Friday, 6 September 2019

Ceisteanna (453, 454, 455)

Thomas Byrne

Ceist:

453. Deputy Thomas Byrne asked the Minister for Education and Skills the mechanism by which the weight of school bags is monitored by his Department; and if he will make a statement on the matter. [36446/19]

Amharc ar fhreagra

Thomas Byrne

Ceist:

454. Deputy Thomas Byrne asked the Minister for Education and Skills if his Department consults with schools on the weight of school bags in the context of the setting of textbooks and timetables; and if he will make a statement on the matter. [36447/19]

Amharc ar fhreagra

Thomas Byrne

Ceist:

455. Deputy Thomas Byrne asked the Minister for Education and Skills the mechanism by which his Department ensures that surveys of the weight of school bags are undertaken by schools in accordance with circulars; and if he will make a statement on the matter. [36448/19]

Amharc ar fhreagra

Freagraí scríofa (Ceist ar Education)

I propose to take Questions Nos. 453 to 455, inclusive, together.

Under the provisions of the Education Act, 1998 the Board of Management is the body charged with the direct governance of a school.

Circulars were issued to all primary and post-primary schools in 2005 to highlight the potential health hazard of overweight schoolbags and to outline a range of local measures that could be put in place to help alleviate the problem.

In managing a school, the Board is required to comply with the relevant provisions of the Education Act, 1998 and the terms of Circulars issued by my Department.

My Department is aware that positive action has been taken by many schools on these issues. Actions consist of a range of measures, including the provision of lockers and in the case of second level school the arrangement of the timetable into double class periods, active liaison with parents and the co-ordination of homework by subject teachers.

Ultimately it is a matter for each individual school to determine which particular measures are most suited to its individual circumstances and to how the school concerned organises teaching and learning.

Apart from a small number of prescribed texts at second level (mainly in the case of language subjects) school textbooks are not approved or prescribed by the Department at first or second level. Decisions on which books to use in schools are taken at school level.

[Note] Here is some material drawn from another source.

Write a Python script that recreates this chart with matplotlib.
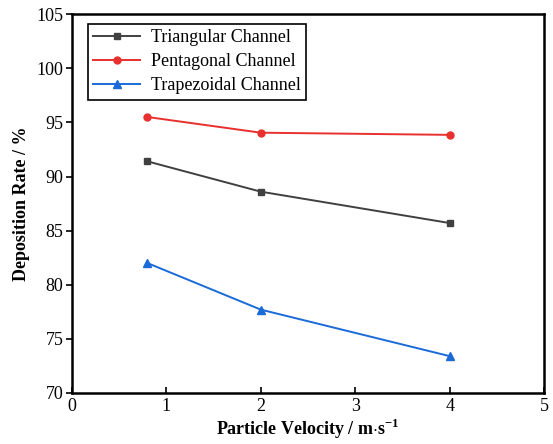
import matplotlib
matplotlib.use("Agg")
import matplotlib.pyplot as plt

plt.rcParams['font.family'] = 'Liberation Serif'
plt.rcParams['mathtext.fontset'] = 'custom'
plt.rcParams['mathtext.rm'] = 'Liberation Serif'
plt.rcParams['mathtext.bf'] = 'Liberation Serif:bold'

# particle velocity (m/s) and deposition rate (%) for each channel shape
velocity = [0.8, 2, 4]
triangular = [91.4, 88.6, 85.7]
pentagonal = [95.5, 94.05, 93.85]
trapezoidal = [82.0, 77.7, 73.4]

fig = plt.figure(figsize=(5.53, 4.44), dpi=100)
ax = fig.add_axes([0.130, 0.115, 0.854, 0.853])

ax.plot(velocity, triangular, color='#404040', marker='s', markersize=5, lw=1.4,
        label='Triangular Channel')
ax.plot(velocity, pentagonal, color='#e8302e', marker='o', markersize=5, lw=1.4,
        label='Pentagonal Channel')
ax.plot(velocity, trapezoidal, color='#1a6ad8', marker='^', markersize=6, lw=1.4,
        label='Trapezoidal Channel')

ax.set_xlim(0, 5)
ax.set_ylim(70, 105)
ax.set_xticks([0, 1, 2, 3, 4, 5])
ax.set_yticks([70, 75, 80, 85, 90, 95, 100, 105])
ax.tick_params(axis='x', direction='in', length=4, width=1.2, labelsize=13, pad=4)
ax.tick_params(axis='y', direction='out', length=4, width=1.2, labelsize=13, pad=2)
for s in ax.spines.values():
    s.set_linewidth(1.8)

ax.set_xlabel(r'Particle Velocity / m$\cdot$s$^{\mathbf{-1}}$', fontsize=13,
              fontweight='bold', labelpad=1)
ax.set_ylabel('Deposition Rate / %', fontsize=13, fontweight='bold', labelpad=5)

leg = ax.legend(loc='upper left', bbox_to_anchor=(0.034, 0.974), borderaxespad=0,
                fontsize=13, frameon=True, fancybox=False, edgecolor='black',
                framealpha=1, handlelength=2.6, borderpad=0.3, labelspacing=0.38,
                handletextpad=0.6)
leg.get_frame().set_linewidth(1.2)

fig.savefig('out.png', dpi=100)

I intend to publish the Education (Student and Parent Charter) Bill shortly. The aim of the legislation is to improve how schools engage with students and their parents.

Among the key concepts in the Bill include the need for a school to consult with, and encourage the participation and engagement of, students (to the extent appropriate to their age and experience) and their parents, and respond as appropriate, to comments and suggestions made by students and their parents, in respect of the development, review and updating of school plans and policies of the school (other than admission policies) and the activities of the school.

The charter guidelines will set out the procedures that school must develop for consulting with students and their parents and inviting and responding to comments and suggestions from students and their parents.